WASHINGTON — After going to Capitol Hill last week to hear about issues affecting the U.S. Army, members of Friends of Fort Campbell left with a very uneasy feeling.
That's because the group members were told by members of the Tennessee and Kentucky congressional delegations to brace themselves for the defense cut proposals coming out of the Obama administration.
"It's pretty crazy," said Tommy Vallejos, Montgomery County commissioner. "None of us could believe the proposed cuts coming out."
The group's visit came on the heels of Defense Secretary Chuck Hagel proposing to reduce troop strength to between 440,000 and 450,000, down from the 490,000 level set in motion by the automatic spending cuts — or budget sequester — passed in 2011.
It would be the Army's smallest troop level since before World War II. Such a cut would result in many being forced out of the military, members of the group said.
Hagel, they learned, also is proposing a pay freeze for generals and other high-ranking officers and a reduction in pay raises for enlisted personnel from 1.8 percent to 1 percent. Other proposals include cuts in health benefits, housing allowances and more miscellaneous items, such as military commissaries.

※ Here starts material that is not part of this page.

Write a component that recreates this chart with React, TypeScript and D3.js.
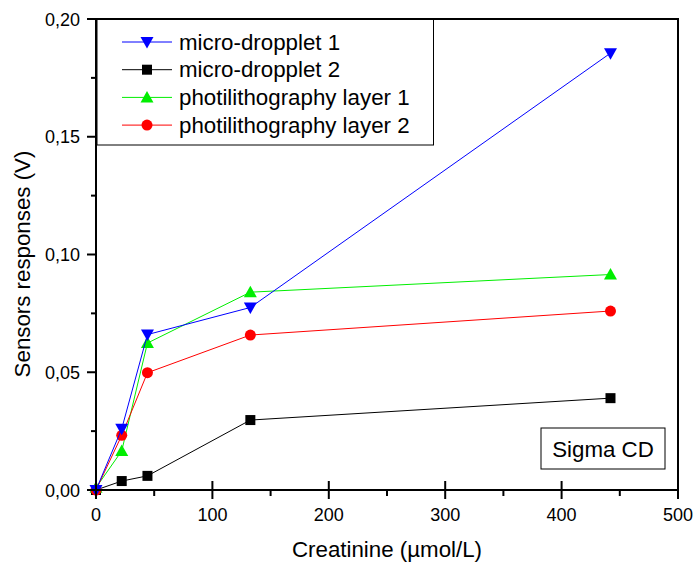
import React from "react";
import * as d3 from "d3";

const concentrations = [0, 22.1, 44.2, 132.6, 442];
const seriesNames = ["micro-dropplet 1", "micro-dropplet 2", "photilithography layer 1", "photilithography layer 2"];
const microDroplet1 = [0.0, 0.026, 0.066, 0.0775, 0.1855];
const microDroplet2 = [0.0, 0.0038, 0.006, 0.0297, 0.039];
const photoLayer1 = [0.001, 0.0166, 0.0624, 0.084, 0.0915];
const photoLayer2 = [0.0, 0.0232, 0.0498, 0.0658, 0.076];
const seriesColors = ["#0000ff", "#000000", "#00ee00", "#ff0000"];
const seriesMarkers = ["triangleDown", "square", "triangleUp", "circle"];
const xTicks = [0, 100, 200, 300, 400, 500];
const yTicks = [0, 0.05, 0.1, 0.15, 0.2];

const FONT = "'Liberation Sans', Arial, sans-serif";

function Marker({ type, x, y, color }: { type: string; x: number; y: number; color: string }) {
  if (type === "square") return <rect x={x - 5} y={y - 5} width={10} height={10} fill={color} />;
  if (type === "circle") return <circle cx={x} cy={y} r={5.5} fill={color} />;
  if (type === "triangleUp")
    return <path d={`M${x},${y - 6.5}L${x + 6.5},${y + 5}L${x - 6.5},${y + 5}Z`} fill={color} />;
  return <path d={`M${x},${y + 6.5}L${x + 6.5},${y - 5}L${x - 6.5},${y - 5}Z`} fill={color} />;
}

export default function App() {
  const W = 694, H = 562;
  const x = d3.scaleLinear().domain([0, 500]).range([96, 678]);
  const y = d3.scaleLinear().domain([0, 0.2]).range([490, 19]);
  const data = [microDroplet1, microDroplet2, photoLayer1, photoLayer2];
  const drawOrder = [1, 2, 3, 0];
  const line = d3.line<number>().x((_, i) => x(concentrations[i])).y((d) => y(d));
  const xMinor = d3.range(50, 500, 100);
  const yMinor = [0.025, 0.075, 0.125, 0.175];
  const fmt = (v: number) => v.toFixed(2).replace(".", ",");

  return (
    <svg width={W} height={H} style={{ position: "absolute", left: 0, top: 0 }} fontFamily={FONT}>
      <rect width={W} height={H} fill="#fff" />
      {drawOrder.map((si) => (
        <g key={si}>
          <path d={line(data[si]) || ""} fill="none" stroke={seriesColors[si]} strokeWidth={1} />
          {data[si].map((v, i) => (
            <Marker key={i} type={seriesMarkers[si]} x={x(concentrations[i])} y={y(v)} color={seriesColors[si]} />
          ))}
        </g>
      ))}
      {/* frame */}
      <rect x={96} y={19} width={582} height={471} fill="none" stroke="#000" strokeWidth={2} />
      {/* x ticks */}
      {xTicks.map((t) => (
        <g key={t}>
          <line x1={x(t)} x2={x(t)} y1={481} y2={499} stroke="#000" strokeWidth={2} />
          <text x={x(t)} y={521} fontSize={18} textAnchor="middle">{t}</text>
        </g>
      ))}
      {xMinor.map((t) => (
        <line key={t} x1={x(t)} x2={x(t)} y1={490} y2={496} stroke="#000" strokeWidth={2} />
      ))}
      {yTicks.map((t) => (
        <g key={t}>
          <line x1={87} x2={96} y1={y(t)} y2={y(t)} stroke="#000" strokeWidth={2} />
          <text x={80} y={y(t) + 6.5} fontSize={18} textAnchor="end">{fmt(t)}</text>
        </g>
      ))}
      {yMinor.map((t) => (
        <line key={t} x1={91} x2={96} y1={y(t)} y2={y(t)} stroke="#000" strokeWidth={2} />
      ))}
      {/* legend */}
      <rect x={97} y={19.5} width={336.5} height={125.5} fill="#fff" stroke="#000" strokeWidth={1} />
      {seriesNames.map((n, i) => {
        const ly = 42 + i * 27.7;
        return (
          <g key={n}>
            <line x1={122} x2={172} y1={ly} y2={ly} stroke={seriesColors[i]} strokeWidth={1} />
            <Marker type={seriesMarkers[i]} x={147} y={ly} color={seriesColors[i]} />
            <text x={179} y={ly + 7.5} fontSize={22.3}>{n}</text>
          </g>
        );
      })}
      {/* annotation */}
      <rect x={541} y={428} width={124} height={41} fill="#fff" stroke="#000" strokeWidth={1} />
      <text x={603} y={456.5} fontSize={22.3} textAnchor="middle">Sigma CD</text>
      {/* axis titles */}
      <text x={387} y={557} fontSize={22.3} textAnchor="middle">Creatinine (µmol/L)</text>
      <text transform="translate(30,264) rotate(-90)" fontSize={22.3} textAnchor="middle">Sensors responses (V)</text>
    </svg>
  );
}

An Army captain could lose up to $2,100 a year in benefits, Vallejos said. For sergeants, he said, it could be as high as $1,400.
"You can't balance the budget on the backs of the military," Vallejos said. "We're going to risk the security of our nation."
Details of how the cuts would affect Fort Campbell are not yet available. Some additional information may be revealed next week, when the president releases his 2015 budget proposal.
Mackenzie Eaglen, a defense expert at the American Enterprise Institute, said troop strength will be below that required of a superpower.
"This is going to be an Army that struggles to meet its national commitment," Eaglen said.
But she added: "Based on the numbers he was handed by Congress and the White House, (Hagel) had no choice. This is the fourth year of defense cuts, and all the easy choices have been made."
Rep. Marsha Blackburn, R-Brentwood, who hosted Friends of Fort Campbell at a breakfast Thursday, said afterward, "I have plenty of questions about how Secretary Hagel is proceeding."
She said she planned to work "hand in hand" with Friends of Fort Campbell to "advocate for a strong military."
Vallejos, who served in the Army from 1980 to 2001, said the only way to stop the cuts is for those concerned "to become vocal."
He added, "All the veterans organizations are up in arms."
Clarksville City Administrator Bill Harpel said that while the military has to take its share of cuts, "you can't come in with a big chainsaw."
The Tennessee delegation, he said, was "very receptive" to the group's concerns.
"We hope they can do whatever they can to minimize (the cuts)," Harpel said.
Carolyn Bowers, Montgomery County mayor, said the proposals for reducing troop strength are alarming enough.
"That, to me, raises a big red flag," she said.
Like Vallejos, she said more people need to be informed about how the proposed cuts could affect a community such as Clarksville.
"What concerns me are the people who don't live in the military community," Bowers said.